YOUR GOAL - Repeat the entries below exactly as they appear, with no pictures.

┄┄┄┄┄┄

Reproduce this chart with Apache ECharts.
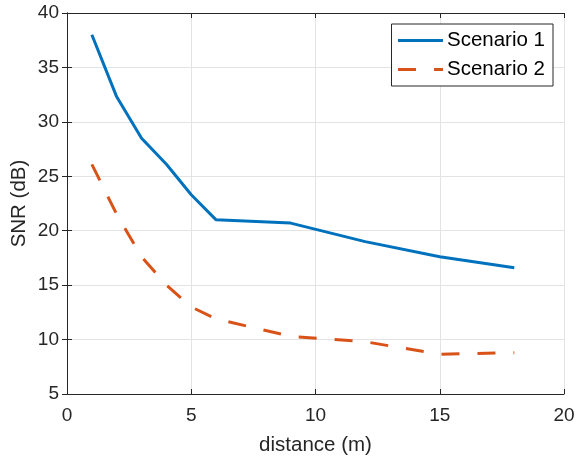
<!DOCTYPE html>
<html>
<head>
<meta charset="utf-8">
<script src="https://cdn.jsdelivr.net/npm/echarts@6/dist/echarts.min.js"></script>
<style>
  html, body { margin: 0; padding: 0; background: #fff; }
  #chart { width: 577px; height: 460px; }
</style>
</head>
<body>
<div id="chart"></div>
<script>
// Distance samples (m) and measured SNR (dB) for the two scenarios
const distance = [1, 2, 3, 4, 5, 6, 9, 12, 15, 18];
const snrScenario1 = [38.0, 32.3, 28.5, 26.1, 23.3, 21.0, 20.7, 19.0, 17.6, 16.6];
const snrScenario2 = [26.1, 21.5, 17.6, 15.0, 13.0, 11.9, 10.3, 9.8, 8.65, 8.8];
const seriesNames = ['Scenario 1', 'Scenario 2'];
const xTicks = { min: 0, max: 20, step: 5 };
const yTicks = { min: 5, max: 40, step: 5 };

const FONT = '"Liberation Sans", Arial, Helvetica, sans-serif';
const AXIS_COLOR = '#262626';
const GRID_COLOR = '#e3e3e3';

const pairs = (xs, ys) => xs.map((x, i) => [x, ys[i]]);

const baseAxis = {
  type: 'value',
  axisLine: { show: true, lineStyle: { color: AXIS_COLOR, width: 1 } },
  axisTick: { show: true, inside: true, length: 5, lineStyle: { color: AXIS_COLOR } },
  splitLine: { show: false },
  axisLabel: { show: false }
};

const chart = echarts.init(document.getElementById('chart'), null, { renderer: 'canvas' });
chart.setOption({
  animation: false,
  backgroundColor: '#ffffff',
  grid: {
    left: 67, right: 13, top: 13, bottom: 66,
    containLabel: false,
    outerBoundsMode: 'none'
  },
  legend: {
    orient: 'vertical',
    right: 24,
    top: 24,
    data: seriesNames,
    itemWidth: 45,
    itemHeight: 12,
    itemGap: 8,
    padding: [6, 8, 6, 5],
    borderColor: AXIS_COLOR,
    borderWidth: 1,
    backgroundColor: '#ffffff',
    itemStyle: { opacity: 0 },
    lineStyle: { width: 3 },
    textStyle: { fontFamily: FONT, fontSize: 20.5, color: '#000', padding: [0, 0, 0, -1] }
  },
  xAxis: [
    Object.assign({}, baseAxis, {
      min: xTicks.min, max: xTicks.max, interval: xTicks.step,
      position: 'bottom',
      name: 'distance (m)',
      nameLocation: 'middle',
      nameGap: 41,
      nameMoveOverlap: false,
      nameTextStyle: { fontFamily: FONT, fontSize: 20.5, color: AXIS_COLOR },
      splitLine: { show: true, lineStyle: { color: GRID_COLOR, width: 1 } },
      axisLabel: { show: true, fontFamily: FONT, fontSize: 19, color: AXIS_COLOR, margin: 12 }
    }),
    Object.assign({}, baseAxis, {
      min: xTicks.min, max: xTicks.max, interval: xTicks.step,
      position: 'top'
    })
  ],
  yAxis: [
    Object.assign({}, baseAxis, {
      min: yTicks.min, max: yTicks.max, interval: yTicks.step,
      position: 'left',
      name: 'SNR (dB)',
      nameLocation: 'middle',
      nameGap: 37,
      nameMoveOverlap: false,
      nameTextStyle: { fontFamily: FONT, fontSize: 20.5, color: AXIS_COLOR },
      splitLine: { show: true, lineStyle: { color: GRID_COLOR, width: 1 } },
      axisLabel: { show: true, fontFamily: FONT, fontSize: 19, color: AXIS_COLOR, margin: 8 }
    }),
    Object.assign({}, baseAxis, {
      min: yTicks.min, max: yTicks.max, interval: yTicks.step,
      position: 'right'
    })
  ],
  series: [
    {
      name: seriesNames[0],
      type: 'line',
      data: pairs(distance, snrScenario1),
      symbol: 'none',
      color: '#0072BD',
      lineStyle: { width: 3, color: '#0072BD' }
    },
    {
      name: seriesNames[1],
      type: 'line',
      data: pairs(distance, snrScenario2),
      symbol: 'none',
      color: '#D95319',
      lineStyle: { width: 3, color: '#D95319', type: [18, 18] }
    }
  ]
});
</script>
</body>
</html>
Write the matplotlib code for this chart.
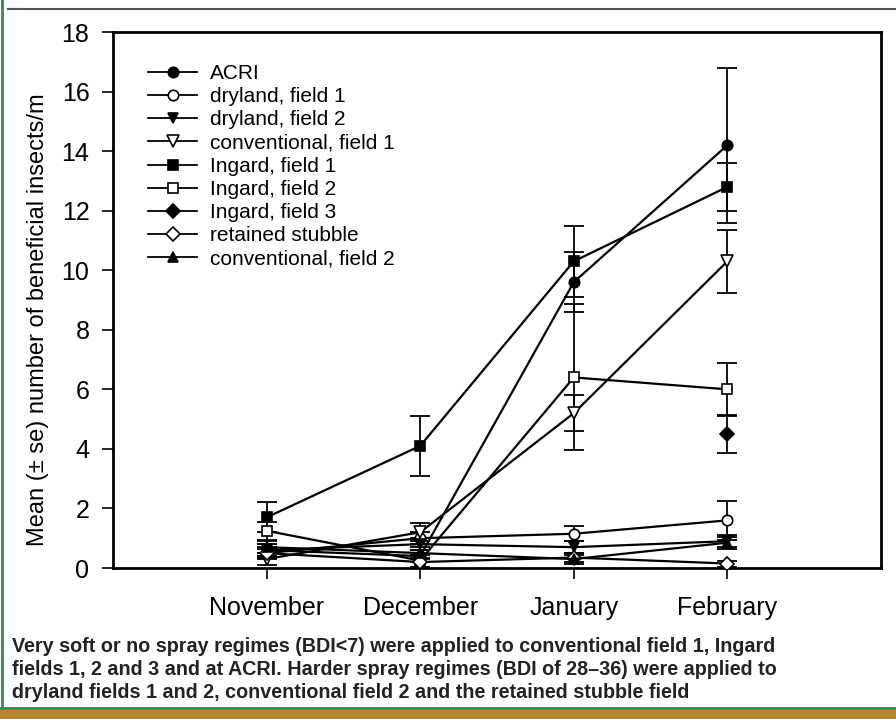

┄┄┄┄┄┄

SOLUTION TO THIS PROBLEM -
Reproduce this chart with Apache ECharts.
<!DOCTYPE html>
<html>
<head>
<meta charset="utf-8">
<script src="https://cdn.jsdelivr.net/npm/echarts@6/dist/echarts.min.js"></script>
<style>
  html, body { margin: 0; padding: 0; background: #fff; }
  #chart { width: 577px; height: 460px; }
</style>
</head>
<body>
<div id="chart"></div>
<script>
// Distance samples (m) and measured SNR (dB) for the two scenarios
const distance = [1, 2, 3, 4, 5, 6, 9, 12, 15, 18];
const snrScenario1 = [38.0, 32.3, 28.5, 26.1, 23.3, 21.0, 20.7, 19.0, 17.6, 16.6];
const snrScenario2 = [26.1, 21.5, 17.6, 15.0, 13.0, 11.9, 10.3, 9.8, 8.65, 8.8];
const seriesNames = ['Scenario 1', 'Scenario 2'];
const xTicks = { min: 0, max: 20, step: 5 };
const yTicks = { min: 5, max: 40, step: 5 };

const FONT = '"Liberation Sans", Arial, Helvetica, sans-serif';
const AXIS_COLOR = '#262626';
const GRID_COLOR = '#e3e3e3';

const pairs = (xs, ys) => xs.map((x, i) => [x, ys[i]]);

const baseAxis = {
  type: 'value',
  axisLine: { show: true, lineStyle: { color: AXIS_COLOR, width: 1 } },
  axisTick: { show: true, inside: true, length: 5, lineStyle: { color: AXIS_COLOR } },
  splitLine: { show: false },
  axisLabel: { show: false }
};

const chart = echarts.init(document.getElementById('chart'), null, { renderer: 'canvas' });
chart.setOption({
  animation: false,
  backgroundColor: '#ffffff',
  grid: {
    left: 67, right: 13, top: 13, bottom: 66,
    containLabel: false,
    outerBoundsMode: 'none'
  },
  legend: {
    orient: 'vertical',
    right: 24,
    top: 24,
    data: seriesNames,
    itemWidth: 45,
    itemHeight: 12,
    itemGap: 8,
    padding: [6, 8, 6, 5],
    borderColor: AXIS_COLOR,
    borderWidth: 1,
    backgroundColor: '#ffffff',
    itemStyle: { opacity: 0 },
    lineStyle: { width: 3 },
    textStyle: { fontFamily: FONT, fontSize: 20.5, color: '#000', padding: [0, 0, 0, -1] }
  },
  xAxis: [
    Object.assign({}, baseAxis, {
      min: xTicks.min, max: xTicks.max, interval: xTicks.step,
      position: 'bottom',
      name: 'distance (m)',
      nameLocation: 'middle',
      nameGap: 41,
      nameMoveOverlap: false,
      nameTextStyle: { fontFamily: FONT, fontSize: 20.5, color: AXIS_COLOR },
      splitLine: { show: true, lineStyle: { color: GRID_COLOR, width: 1 } },
      axisLabel: { show: true, fontFamily: FONT, fontSize: 19, color: AXIS_COLOR, margin: 12 }
    }),
    Object.assign({}, baseAxis, {
      min: xTicks.min, max: xTicks.max, interval: xTicks.step,
      position: 'top'
    })
  ],
  yAxis: [
    Object.assign({}, baseAxis, {
      min: yTicks.min, max: yTicks.max, interval: yTicks.step,
      position: 'left',
      name: 'SNR (dB)',
      nameLocation: 'middle',
      nameGap: 37,
      nameMoveOverlap: false,
      nameTextStyle: { fontFamily: FONT, fontSize: 20.5, color: AXIS_COLOR },
      splitLine: { show: true, lineStyle: { color: GRID_COLOR, width: 1 } },
      axisLabel: { show: true, fontFamily: FONT, fontSize: 19, color: AXIS_COLOR, margin: 8 }
    }),
    Object.assign({}, baseAxis, {
      min: yTicks.min, max: yTicks.max, interval: yTicks.step,
      position: 'right'
    })
  ],
  series: [
    {
      name: seriesNames[0],
      type: 'line',
      data: pairs(distance, snrScenario1),
      symbol: 'none',
      color: '#0072BD',
      lineStyle: { width: 3, color: '#0072BD' }
    },
    {
      name: seriesNames[1],
      type: 'line',
      data: pairs(distance, snrScenario2),
      symbol: 'none',
      color: '#D95319',
      lineStyle: { width: 3, color: '#D95319', type: [18, 18] }
    }
  ]
});
</script>
</body>
</html>
Write the matplotlib code for this chart.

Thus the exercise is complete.